Part of this flexibility allows CMS to waive the usual documentation requirements needed to deliver care for Medicare beneficiaries, since it may not be possible to access health records and enrollment status for patients who have been evacuated out of their communities. With the documentation requirements lifted, patients can access needed care without having to demonstrate their status as Medicare beneficiaries.

At the state level, the Texas insurance commissioner issued a bulletin urging insurers to waive their normal penalties for accessing out-of-network care, considering the evacuations, and to suspend any requirements like prior authorization or referrals that could slow down the care delivery process. It also called on payers to extend their deadlines for filing claims until the emergency is declared over.

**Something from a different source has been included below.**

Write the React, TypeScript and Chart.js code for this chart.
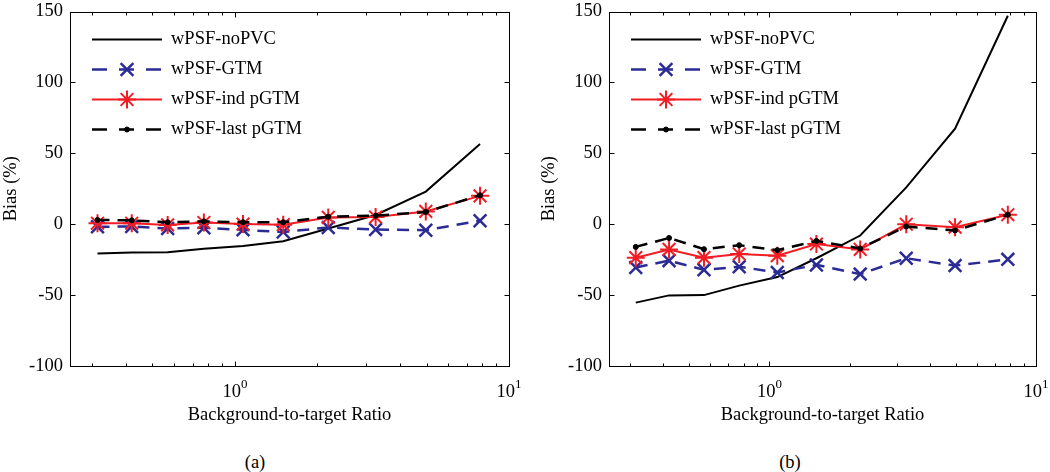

“Insureds, enrollees, or certificate holders should not be left without their necessary health care or dental services during a catastrophic event,” the commissioner stated.

According to Bloomberg, the total costs incurred by Harvey could reach $30 billion, which would place it among the top 8 most damaging storms in history. The storm was not yet finished as of Monday afternoon, as the National Weather Service tweeted that “more rain remains in the forecast” for Dayton, Texas, a town that has already endured nearly 40 inches in total rainfall from Harvey.